You can also pass the options taken by ordinary git tests; the most
useful one is:
--root=<directory>::
Create "trash" directories used to store all temporary data during
testing under <directory>, instead of the t/ directory.
Using this option with a RAM-based filesystem (such as tmpfs)
can massively speed up the test suite.
Naming Tests
------------
The performance test files are named as:
pNNNN-commandname-details.sh
where N is a decimal digit. The same conventions for choosing NNNN as
for normal tests apply.
Writing Tests
-------------
The perf script starts much like a normal test script, except it
sources perf-lib.sh:
#!/bin/sh
#
# Copyright (c) 2005 Junio C Hamano
#
test_description='xxx performance test'
. ./perf-lib.sh
After that you will want to use some of the following:
test_perf_fresh_repo # sets up an empty repository
test_perf_default_repo # sets up a "normal" repository
test_perf_large_repo # sets up a "large" repository
test_perf_default_repo sub # ditto, in a subdir "sub"
test_checkout_worktree # if you need the worktree too
At least one of the first two is required!
You can use test_expect_success as usual. In both test_expect_success
and in test_perf, running "git" points to the version that is being
perf-tested. The $MODERN_GIT variable points to the git wrapper for the
currently checked-out version (i.e., the one that matches the t/perf
scripts you are running). This is useful if your setup uses commands
that only work with newer versions of git than what you might want to
test (but obviously your new commands must still create a state that can
be used by the older version of git you are testing).
For actual performance tests, use
test_perf 'descriptive string' '
command1 &&
command2
'
test_perf spawns a subshell, for lack of better options. This means
that
* you _must_ export all variables that you need in the subshell
* you _must_ flag all variables that you want to persist from the
subshell with 'test_export':
test_perf 'descriptive string' '
foo=$(git rev-parse HEAD) &&
test_export foo
'
The so-exported variables are automatically marked for export in the
shell executing the perf test. For your convenience, test_export is
the same as export in the main shell.
This feature relies on a bit of magic using 'set' and 'source'.

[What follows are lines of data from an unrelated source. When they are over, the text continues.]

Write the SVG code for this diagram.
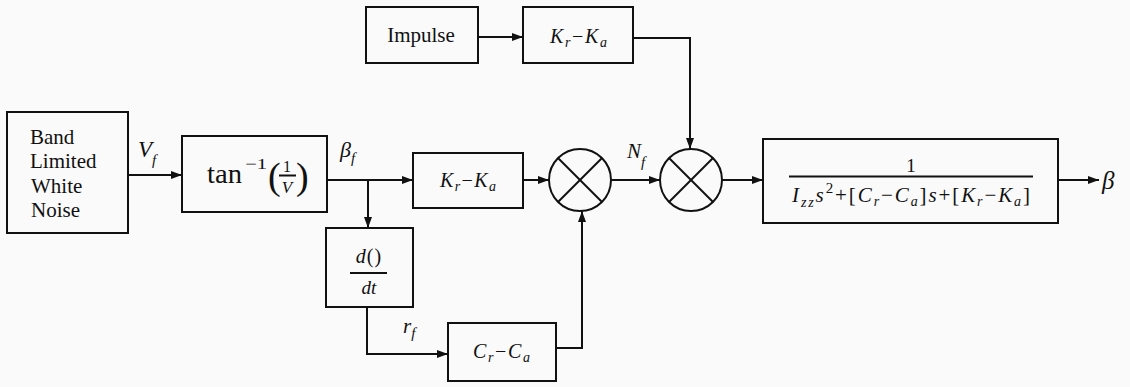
<svg xmlns="http://www.w3.org/2000/svg" width="1130" height="387" viewBox="0 0 1130 387">
<defs>
<marker id="arr" markerUnits="userSpaceOnUse" markerWidth="11" markerHeight="8" refX="11" refY="4" orient="auto">
<path d="M0,0 L11,4 L0,8 z" fill="#111"/>
</marker>
<style>
.box{fill:none;stroke:#111;stroke-width:2}
.ln{fill:none;stroke:#111;stroke-width:2}
.wire{fill:none;stroke:#111;stroke-width:2;marker-end:url(#arr)}
text{font-family:"Liberation Serif","Times New Roman",serif;fill:#111}
.it{font-style:italic}
</style>
</defs>
<rect width="1130" height="387" fill="#fafafa"/>

<g id="band">
<rect class="box" x="7" y="112" width="121" height="121"/>
<text font-size="21" x="30" y="144">Band</text>
<text font-size="21" x="30" y="168">Limited</text>
<text font-size="21" x="31" y="193">White</text>
<text font-size="21" x="31" y="217">Noise</text>
</g>

<g id="impulse">
<rect class="box" x="366" y="7" width="112" height="56"/>
<text font-size="21" x="421" y="42" text-anchor="middle">Impulse</text>
</g>

<g id="k-top">
<rect class="box" x="523" y="7" width="110" height="56"/>
<text font-size="20" x="550" y="43" textLength="57" lengthAdjust="spacing"><tspan class="it">K</tspan><tspan class="it" font-size="14" dy="4">r</tspan><tspan dy="-4">−</tspan><tspan class="it">K</tspan><tspan class="it" font-size="14" dy="4">a</tspan></text>
</g>

<g id="atan">
<rect class="box" x="182" y="136" width="145" height="76"/>
<text font-size="27" x="207" y="183" textLength="35" lengthAdjust="spacingAndGlyphs">tan</text>
<text font-size="15" x="245" y="169" textLength="22" lengthAdjust="spacingAndGlyphs">−1</text>
<text font-size="38" x="268" y="189">(</text>
<text font-size="38" x="296" y="189">)</text>
<text font-size="16" x="287" y="172" text-anchor="middle">1</text>
<line class="ln" x1="279" y1="175.5" x2="296" y2="175.5" stroke-width="1.3"/>
<text class="it" font-size="17" x="287" y="193" text-anchor="middle">V</text>
</g>

<g id="k-mid">
<rect class="box" x="413" y="153" width="110" height="55"/>
<text font-size="20" x="440" y="187" textLength="56" lengthAdjust="spacing"><tspan class="it">K</tspan><tspan class="it" font-size="14" dy="4">r</tspan><tspan dy="-4">−</tspan><tspan class="it">K</tspan><tspan class="it" font-size="14" dy="4">a</tspan></text>
</g>

<g id="deriv">
<rect class="box" x="326" y="228" width="87" height="79"/>
<text font-size="20" x="369" y="263" text-anchor="middle" letter-spacing="1"><tspan class="it">d</tspan>()</text>
<line class="ln" x1="350" y1="273" x2="387" y2="273" stroke-width="1.3"/>
<text class="it" font-size="19" x="369" y="294" text-anchor="middle">dt</text>
</g>

<g id="c-box">
<rect class="box" x="448" y="323" width="108" height="58"/>
<text font-size="20" x="473" y="358" textLength="57" lengthAdjust="spacing"><tspan class="it">C</tspan><tspan class="it" font-size="14" dy="4">r</tspan><tspan dy="-4">−</tspan><tspan class="it">C</tspan><tspan class="it" font-size="14" dy="4">a</tspan></text>
</g>

<g id="mult1">
<circle class="box" cx="580" cy="180" r="31"/>
<line class="ln" x1="558" y1="158" x2="602" y2="202"/>
<line class="ln" x1="602" y1="158" x2="558" y2="202"/>
</g>

<g id="mult2">
<circle class="box" cx="691" cy="180" r="31"/>
<line class="ln" x1="669" y1="158" x2="713" y2="202"/>
<line class="ln" x1="713" y1="158" x2="669" y2="202"/>
</g>

<g id="plant">
<rect class="box" x="763" y="139" width="295" height="84"/>
<text font-size="19" x="911" y="172" text-anchor="middle">1</text>
<line class="ln" x1="789" y1="176.5" x2="1033" y2="176.5" stroke-width="1.4"/>
<text font-size="21" x="792" y="202" textLength="238" lengthAdjust="spacing"><tspan class="it">I</tspan><tspan class="it" font-size="14" dy="5">zz</tspan><tspan class="it" dy="-5">s</tspan><tspan font-size="15" dy="-9">2</tspan><tspan dy="9">+[</tspan><tspan class="it">C</tspan><tspan class="it" font-size="14" dy="4">r</tspan><tspan dy="-4">−</tspan><tspan class="it">C</tspan><tspan class="it" font-size="14" dy="4">a</tspan><tspan dy="-4">]</tspan><tspan class="it">s</tspan><tspan>+[</tspan><tspan class="it">K</tspan><tspan class="it" font-size="14" dy="4">r</tspan><tspan dy="-4">−</tspan><tspan class="it">K</tspan><tspan class="it" font-size="14" dy="4">a</tspan><tspan dy="-4">]</tspan></text>
</g>

<g id="connectors">
<path class="wire" d="M478,37 L523,37"/>
<path class="wire" d="M633,38 L690,38 L690,149"/>
<path class="wire" d="M128,175 L182,175"/>
<path class="wire" d="M327,180 L413,180"/>
<path class="wire" d="M368,180 L368,228"/>
<path class="wire" d="M523,180 L549,180"/>
<path class="wire" d="M367,307 L367,354 L448,354"/>
<path class="wire" d="M556,348 L582,348 L582,211"/>
<path class="wire" d="M611,180 L660,180"/>
<path class="wire" d="M722,180 L763,180"/>
<path class="wire" d="M1058,180 L1099,180"/>
</g>

<g id="labels">
<text font-size="23" class="it" x="138" y="157">V<tspan font-size="15" dy="8">f</tspan></text>
<text font-size="22" class="it" x="340" y="157">β<tspan font-size="15" dy="6">f</tspan></text>
<text font-size="21" class="it" x="627" y="158">N<tspan font-size="15" dy="9">f</tspan></text>
<text font-size="21" class="it" x="403" y="333">r<tspan font-size="15" dy="5">f</tspan></text>
<text font-size="25" class="it" x="1102" y="189">β</text>
</g>
</svg>
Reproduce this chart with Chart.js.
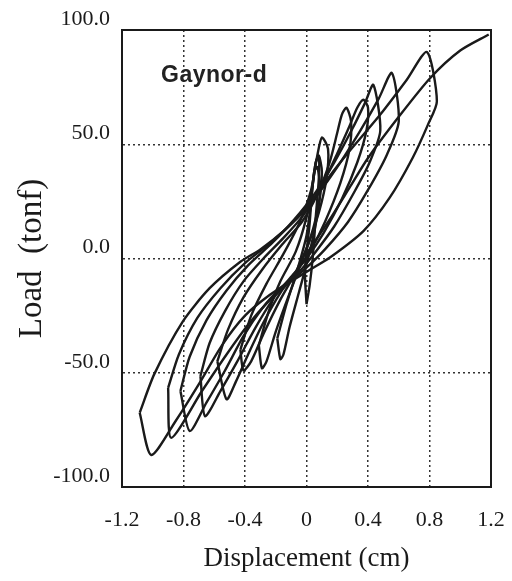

While we have tried to make sure that it can cope with embedded
whitespace and other special characters, it will not work with
multi-line data.
Rather than tracking the performance by run-time as `test_perf` does, you
may also track output size by using `test_size`. The stdout of the
function should be a single numeric value, which will be captured and
shown in the aggregated output. For example:
test_perf 'time foo' '
./foo >foo.out
'
test_size 'output size'
wc -c <foo.out
'
might produce output like:
Test origin HEAD
-------------------------------------------------------------
1234.1 time foo 0.37(0.79+0.02) 0.26(0.51+0.02) -29.7%
1234.2 output size 4.3M 3.6M -14.7%
The item being measured (and its units) is up to the test; the context
and the test title should make it clear to the user whether bigger or
smaller numbers are better. Unlike test_perf, the test code will only be
run once, since output sizes tend to be more deterministic than timings.